I think you will find it interesting. I also suggest the chapter from Michael Shermer's book. I agree with you; the first time you read Atlas Shrugged is quite an experience. The woman was brilliant, no doubt about it. But sometimes I wonder if she actually had some kind of mental problem that led her to obsess so much about her convictions. She clearly was not too capable of looking at things from a different perspective and empathizing. What I find sad is that she often appeared hypocritical without probably intending to.

10:16 AM  
Blogger Unknown said...

Thanks for this post, i hope i can catch the movie now..i didn't know about it until now. very well written review.

9:14 PM  
Blogger Toon Indian said...

thankx for the post..quite a divisive perspective is presented there..will check it out!!!!

12:42 AM  
Blogger The one who has loved and lost said...

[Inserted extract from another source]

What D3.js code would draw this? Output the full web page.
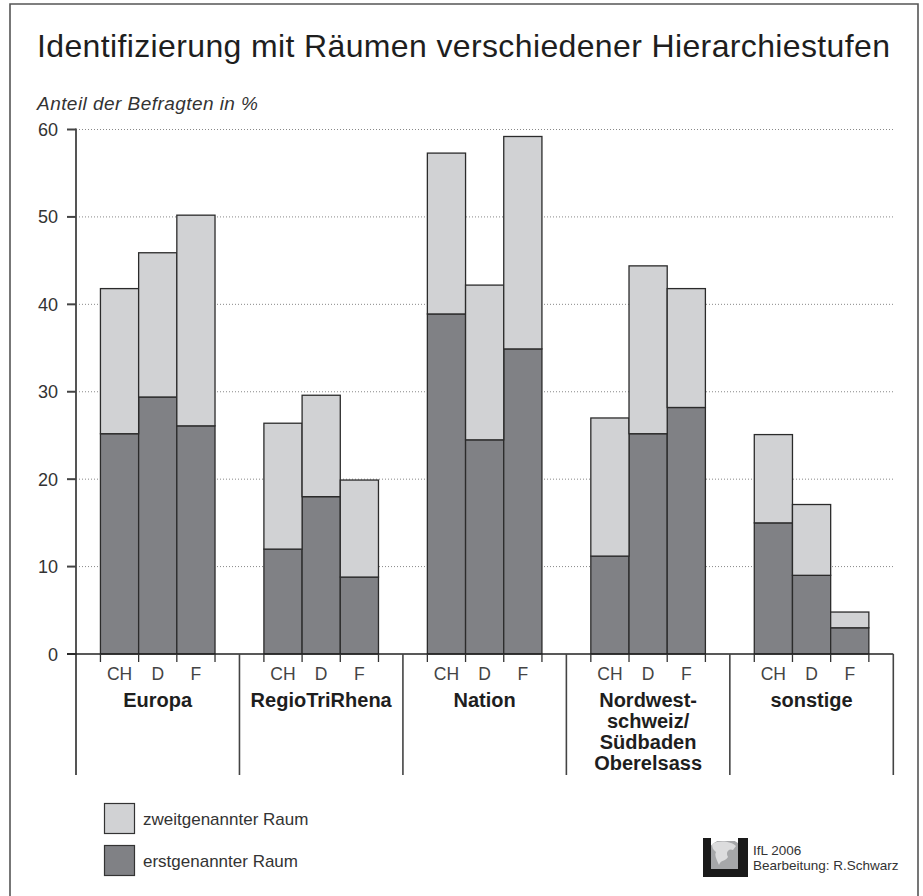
<!DOCTYPE html>
<html>
<head>
<meta charset="utf-8">
<script src="https://cdn.jsdelivr.net/npm/d3@7"></script>
<style>
  body { margin: 0; background: #fff; }
  svg { display: block; font-family: "Liberation Sans", Arial, sans-serif; }
</style>
</head>
<body>
<div id="chart"></div>
<script>
// values (Anteil der Befragten in %)
const groups = ["Europa", "RegioTriRhena", "Nation", "Nordwest", "sonstige"];
const groupLabels = [["Europa"], ["RegioTriRhena"], ["Nation"], ["Nordwest-", "schweiz/", "Südbaden", "Oberelsass"], ["sonstige"]];
const countries = ["CH", "D", "F"];
const erstgenannt = [25.2, 29.4, 26.1, 12.0, 18.0, 8.8, 38.9, 24.5, 34.9, 11.2, 25.2, 28.2, 15.0, 9.0, 3.0];
const zweitgenannt = [16.6, 16.5, 24.1, 14.4, 11.6, 11.1, 18.4, 17.7, 24.3, 15.8, 19.2, 13.6, 10.1, 8.1, 1.8];
const yTicks = [0, 10, 20, 30, 40, 50, 60];
const seriesNames = ["erstgenannter Raum", "zweitgenannter Raum"];
const seriesColors = ["#808185", "#d1d2d4"];

const W = 923, H = 896;

var rows = [];
groups.forEach((g, gi) => {
  countries.forEach((c, ci) => {
    var i = gi * 3 + ci;
    rows.push({group: g, country: c, erst: erstgenannt[i], zweit: zweitgenannt[i]});
  });
});

var svg = d3.select("#chart").append("svg")
  .attr("width", W)
  .attr("height", H);

svg.append("rect").attr("width", W).attr("height", H).attr("fill", "#fff");

// frame
svg.append("path")
  .attr("d", "M10,900 V4 H918 V900")
  .attr("fill", "none")
  .attr("stroke", "#555")
  .attr("stroke-width", 1.6);

// title + subtitle
svg.append("text")
  .attr("x", 37).attr("y", 57)
  .attr("font-size", 32)
  .attr("fill", "#1e1e1e")
  .attr("textLength", 853)
  .attr("lengthAdjust", "spacing")
  .text("Identifizierung mit Räumen verschiedener Hierarchiestufen");

svg.append("text")
  .attr("x", 37).attr("y", 110)
  .attr("font-size", 19)
  .attr("font-style", "italic")
  .attr("fill", "#333")
  .attr("textLength", 221)
  .attr("lengthAdjust", "spacing")
  .text("Anteil der Befragten in %");

// scales
var x0 = d3.scaleBand().domain(groups).range([76, 893.3]);
var x1 = d3.scaleBand().domain(countries).range([0, x0.bandwidth()]).paddingOuter(0.64);
var y = d3.scaleLinear().domain([0, 60]).range([654, 129.5]);

// grid
svg.append("g")
  .selectAll("line")
  .data(yTicks.filter(d => d > 0))
  .enter().append("line")
  .attr("x1", 76).attr("x2", 893)
  .attr("y1", d => y(d)).attr("y2", d => y(d))
  .attr("stroke", "#888")
  .attr("stroke-width", 1)
  .attr("stroke-dasharray", "1,2");

// stacked bars
var stack = d3.stack().keys(["erst", "zweit"]);
var layers = stack(rows);

svg.append("g")
  .selectAll("g")
  .data(layers)
  .enter().append("g")
  .attr("fill", (d, i) => seriesColors[i])
  .selectAll("rect")
  .data(d => d)
  .enter().append("rect")
  .attr("x", d => x0(d.data.group) + x1(d.data.country))
  .attr("y", d => y(d[1]))
  .attr("width", x1.bandwidth())
  .attr("height", d => y(d[0]) - y(d[1]))
  .attr("stroke", "#2b2b2b")
  .attr("stroke-width", 1.3);

// y axis
var yAxis = svg.append("g").attr("transform", "translate(76,0)");
yAxis.append("line")
  .attr("x1", 0).attr("x2", 0)
  .attr("y1", y(60) - 1).attr("y2", 775)
  .attr("stroke", "#555").attr("stroke-width", 2);
yAxis.selectAll(".tick")
  .data(yTicks)
  .enter().append("line")
  .attr("x1", -9).attr("x2", 0)
  .attr("y1", d => y(d)).attr("y2", d => y(d))
  .attr("stroke", "#444").attr("stroke-width", 2);
yAxis.selectAll("text")
  .data(yTicks)
  .enter().append("text")
  .attr("x", -18)
  .attr("y", d => y(d) + 6.5)
  .attr("text-anchor", "end")
  .attr("font-size", 18)
  .attr("fill", "#333")
  .text(d => d);

// x axis
var xAxis = svg.append("g");
xAxis.append("line")
  .attr("x1", 67).attr("x2", 893.3)
  .attr("y1", y(0)).attr("y2", y(0))
  .attr("stroke", "#222").attr("stroke-width", 1.6);

// group separators
xAxis.selectAll(".sep")
  .data(groups.slice(1).map(g => x0(g)).concat([x0.range()[1]]))
  .enter().append("line")
  .attr("x1", d => d).attr("x2", d => d)
  .attr("y1", y(0)).attr("y2", 775)
  .attr("stroke", "#444").attr("stroke-width", 1.6);

// small ticks at bar edges
var edgeTicks = [];
groups.forEach(g => {
  countries.forEach(c => edgeTicks.push(x0(g) + x1(c)));
  edgeTicks.push(x0(g) + x1("F") + x1.bandwidth());
});
xAxis.selectAll(".edge")
  .data(edgeTicks)
  .enter().append("line")
  .attr("x1", d => d).attr("x2", d => d)
  .attr("y1", y(0)).attr("y2", y(0) + 8)
  .attr("stroke", "#333").attr("stroke-width", 1.3);

// country labels
xAxis.selectAll(".country")
  .data(rows)
  .enter().append("text")
  .attr("x", d => x0(d.group) + x1(d.country) + x1.bandwidth() / 2)
  .attr("y", 680)
  .attr("text-anchor", "middle")
  .attr("font-size", 17.5)
  .attr("fill", "#444")
  .text(d => d.country);

// group labels
groups.forEach((g, gi) => {
  var t = xAxis.append("text")
    .attr("x", x0(g) + x0.bandwidth() / 2)
    .attr("y", 707)
    .attr("text-anchor", "middle")
    .attr("font-size", 20)
    .attr("font-weight", "bold")
    .attr("fill", "#1e1e1e");
  groupLabels[gi].forEach((line, li) => {
    t.append("tspan")
      .attr("x", x0(g) + x0.bandwidth() / 2)
      .attr("y", 707 + li * 21)
      .text(line);
  });
});

// legend
var legend = svg.append("g");
var legendItems = [1, 0];
legend.selectAll("rect")
  .data(legendItems)
  .enter().append("rect")
  .attr("x", 104.5)
  .attr("y", (d, i) => 803.5 + i * 42)
  .attr("width", 30)
  .attr("height", 30)
  .attr("fill", d => seriesColors[d])
  .attr("stroke", "#333")
  .attr("stroke-width", 1.2);
legend.selectAll("text")
  .data(legendItems)
  .enter().append("text")
  .attr("x", 143)
  .attr("y", (d, i) => 825 + i * 42)
  .attr("font-size", 17)
  .attr("fill", "#333")
  .text(d => seriesNames[d]);

// IfL logo and credits
var logo = svg.append("g").attr("transform", "translate(703,838)");
logo.append("clipPath").attr("id", "globeclip")
  .append("rect").attr("x", 7).attr("y", 3).attr("width", 30).attr("height", 28);
logo.append("circle")
  .attr("cx", 23).attr("cy", 21).attr("r", 20)
  .attr("fill", "#a6a7a9")
  .attr("clip-path", "url(#globeclip)");
logo.append("path")
  .attr("d", "M9,6 C16,2 28,3 33,8 L30,12 C26,10 22,14 25,19 C22,24 18,21 16,27 C14,22 11,18 13,14 C10,12 9,9 9,6 Z")
  .attr("fill", "#dcdcdd")
  .attr("clip-path", "url(#globeclip)");
logo.append("rect").attr("x", 0).attr("y", 0).attr("width", 8).attr("height", 39).attr("fill", "#1a1a1a");
logo.append("rect").attr("x", 35).attr("y", 0).attr("width", 10).attr("height", 39).attr("fill", "#1a1a1a");
logo.append("rect").attr("x", 0).attr("y", 31).attr("width", 45).attr("height", 8).attr("fill", "#1a1a1a");

svg.append("text")
  .attr("x", 753).attr("y", 855)
  .attr("font-size", 13.5)
  .attr("fill", "#333")
  .text("IfL 2006");
svg.append("text")
  .attr("x", 753).attr("y", 870)
  .attr("font-size", 13.5)
  .attr("fill", "#333")
  .text("Bearbeitung: R.Schwarz");
</script>
</body>
</html>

Very well written review. Ayn Rand's book carry a conviction which I feel, is the decisive factor in convincing so many peopel. you are right..she speaks like an Oracle convinced that she is right. The first time I read fountain head, I wanted to be Howard Roark. I guess most of us did..
But over the years, I have come to realize it is not only impossible, but useless.
Rising above oneself is just a synonym for emotional paralysis.
Well written - I had not heard about the movie until this. Thank you

1:39 AM  
Blogger Wavefunction said...

Thanks, I think everyone will find the movie interesting

3:39 AM  
Blogger the lazy knight said...

Quite an interesting review..and yes your assessment seems quite close to the truth. In fact all this obsessive behaviour reminds me of Sir Vidia Naipaul in contemporary times...another man who has not been able to look beyond his worldview and is now reaping praises for being honest about the cruelties he inflicted on his wife!
i read Atlas Shrugged only recently at the instance of a freind who worships Rand (the fountainhead i had left halfway)...and i wrote a review
http://twenty2yards.blogspot.com/2008/03/reviewing-atlas-shrugged.html
wud luv to hear from you on it....keep writing!

11:50 PM  
Anonymous Anonymous said...

Ever since I saw the movie version of Fountainhead (which basically destroyed everything interesting about the book and featured the entire speech at the end and managed to turn it incredibly boring on screen) and heard that it was done at her insistence, I haven't been able to bring myself to watch a movie connected to her in any form.

But I will say that her books are amazing and open doors in your mind even if Objectivism or perhaps just the people who follow it, are incredibly annoying.